The Nature Conservancy provides safe covert for bird and beast and plant (but discourages vagabonds, of whom I have been shamelessly one—a peerer into ivcorners). Ecologists investigate growth patterns and problems of erosion, and re-seed denuded slopes.
The Mountain Rescue service does its magnificent work, injured are plucked from ledges by helicopter, the located, the exhausted carried to safety.
And some are not rescued. A man and a girl are found, months too late, far out of their path, the girl on abraded hands and knees as she clawed her way through drift. I see her living face still (she was one of my students), a sane, eager, happy face. She should have lived to be old. Seventy men, with dogs and a helicopter, go out after a lone skier who has failed to return, and who is found dead. And a group of schoolchildren, belated, fail to find the hut where they should have spent the night.
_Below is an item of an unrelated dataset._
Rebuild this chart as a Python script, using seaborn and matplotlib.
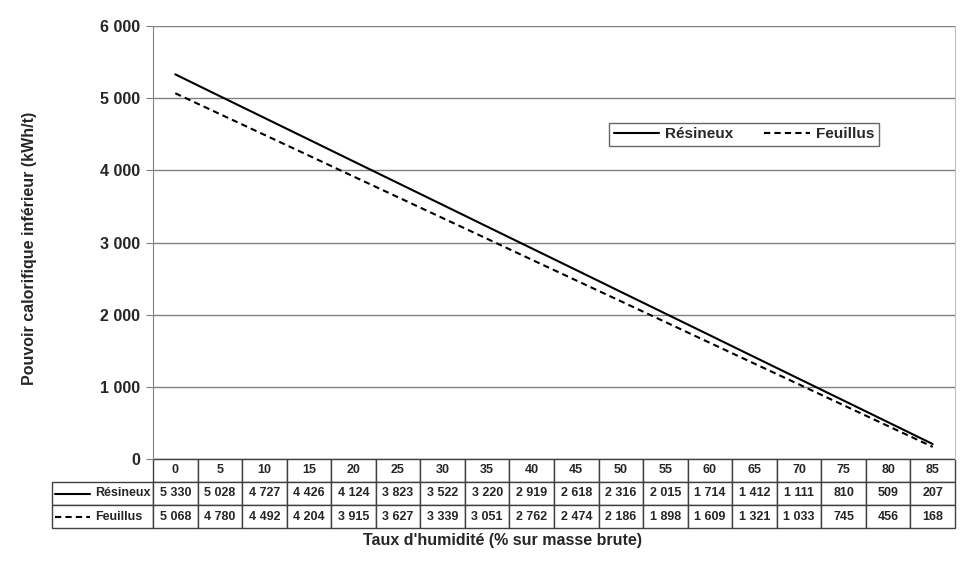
"""Pouvoir calorifique inférieur du bois selon le taux d'humidité, avec tableau de données.
"""

import pandas as pd
import matplotlib
matplotlib.use('Agg')
import matplotlib.pyplot as plt
from matplotlib.lines import Line2D
import seaborn as sns

# Données
humidite = [0, 5, 10, 15, 20, 25, 30, 35, 40, 45, 50, 55, 60, 65, 70, 75, 80, 85]
resineux = [5330, 5028, 4727, 4426, 4124, 3823, 3522, 3220, 2919, 2618,
            2316, 2015, 1714, 1412, 1111, 810, 509, 207]
feuillus = [5068, 4780, 4492, 4204, 3915, 3627, 3339, 3051, 2762, 2474,
            2186, 1898, 1609, 1321, 1033, 745, 456, 168]
y_ticks = [0, 1000, 2000, 3000, 4000, 5000, 6000]


def fmt(v):
    return f"{v:,}".replace(",", " ")


sns.set_style('white')
plt.rcParams['font.family'] = ['Liberation Sans', 'DejaVu Sans']
plt.rcParams['font.weight'] = 'bold'

# Table longue pour seaborn
df = pd.DataFrame({
    'pos': list(range(len(humidite))) * 2,
    'pci': resineux + feuillus,
    'Essence': ['Résineux'] * len(humidite) + ['Feuillus'] * len(humidite),
})

fig = plt.figure(figsize=(9.68, 5.83), dpi=100)
W, H = 968, 583
ax = fig.add_axes([153 / W, (H - 459) / H, 802 / W, 433 / H])

sns.lineplot(data=df, x='pos', y='pci', style='Essence',
             dashes={'Résineux': '', 'Feuillus': (3, 2)},
             color='black', linewidth=1.5, ax=ax, legend=False)

ax.set_xlim(-0.5, len(humidite) - 0.5)
ax.set_ylim(0, 6000)
ax.set_yticks(y_ticks)
ax.set_yticklabels([fmt(v) for v in y_ticks], fontsize=11.5, fontweight='bold')
ax.set_xticks([])
ax.set_xlabel('')
ax.set_ylabel('')
ax.yaxis.grid(True, color='#808080', linewidth=1)
ax.tick_params(axis='y', direction='out', length=5, color='#808080', left=True, pad=4)
for side in ['top', 'bottom']:
    ax.spines[side].set_visible(False)
ax.spines['left'].set_color('#808080')
ax.spines['right'].set_color('#c0c0c0')

# Légende
handles = [Line2D([], [], color='black', lw=1.5),
           Line2D([], [], color='black', lw=1.5, dashes=(3, 2))]
leg = ax.legend(handles, ['Résineux', 'Feuillus'], ncol=2, loc='center',
                bbox_to_anchor=(0.737, 0.75), frameon=True, fancybox=False,
                edgecolor='#404040', handlelength=3, handletextpad=0.4,
                columnspacing=2.0, prop={'weight': 'bold', 'size': 11},
                borderpad=0.3)
leg.get_frame().set_linewidth(1)

# Tableau de données sous le graphique
label_w = 101 / 802
col_w = 1 / len(humidite)
cell_text = [[''] + [str(h) for h in humidite],
             ['Résineux'] + [fmt(v) for v in resineux],
             ['Feuillus'] + [fmt(v) for v in feuillus]]
row_h = 23 / 433
tbl = ax.table(cellText=cell_text, cellLoc='center',
               colWidths=[label_w] + [col_w] * len(humidite),
               bbox=[-label_w, -3 * row_h, 1 + label_w, 3 * row_h])
tbl.auto_set_font_size(False)
tbl.set_fontsize(9)
for (r, c), cell in tbl.get_celld().items():
    cell.set_edgecolor('#404040')
    cell.set_linewidth(1)
    cell.get_text().set_fontweight('bold')
    if c == 0:
        cell.get_text().set_ha('right')
        cell.PAD = 0.02
    if r == 2 and c == 0:
        cell.get_text().set_ha('left')
        cell.PAD = 0.43
    if r == 0 and c == 0:
        cell.visible_edges = ''

# Échantillons de traits dans les étiquettes du tableau
for i, style in enumerate(['-', (0, (3, 2))]):
    yc = -(1.5 + i) * row_h
    ax.add_line(Line2D([-label_w + 0.004, -label_w + 0.048], [yc, yc],
                       color='black', lw=1.5, linestyle=style,
                       transform=ax.transAxes, clip_on=False))

fig.text(503 / W, 1 - 541 / H, "Taux d'humidité (% sur masse brute)",
         ha='center', va='center', fontsize=11.5, fontweight='bold')
fig.text(30 / W, 1 - 248 / H, 'Pouvoir calorifique inférieur (kWh/t)',
         ha='center', va='center', rotation=90, fontsize=11.5, fontweight='bold')

fig.savefig('out.png', dpi=100)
They shelter against a wall of snow, but in the morning, in spite of the heroic efforts of their instructress, only she and one boy are alive.

All these are matters that involve man. But behind them is the mountain itself, its substance, its strength, its structure, its weathers. It is fundamental to all that man does to it or on it. If it were not there he would not have done these things. So thirty years may alter the things he does but to know it in itself is still basic to his craft. And that is what, thirty years ago, I was striving to do in this manuscript. It was written during the latter years of the Second War and those just after. In that disturbed and uncertain world it was my secret place of ease. The only person who read the manuscript then was Neil Gunn, and that he should like it was not strange, because our minds met in just such experiences as I was striving to describe. He made a couple of suggestions as to publication, but added that in the circumstances of the time a publisher would be hard to find. I wrote one letter at his instigation and received a courteous and negative reply and the manuscript went into a drawer and has lain there ever since. Now, an old woman, I begin tidying out my possessions and reading it again I realise that the tale of my traffic with a mountain is as valid today as it was then. That it was a traffic of love is sufficiently clear; but love pursued with fervour is one of the roads to knowledge.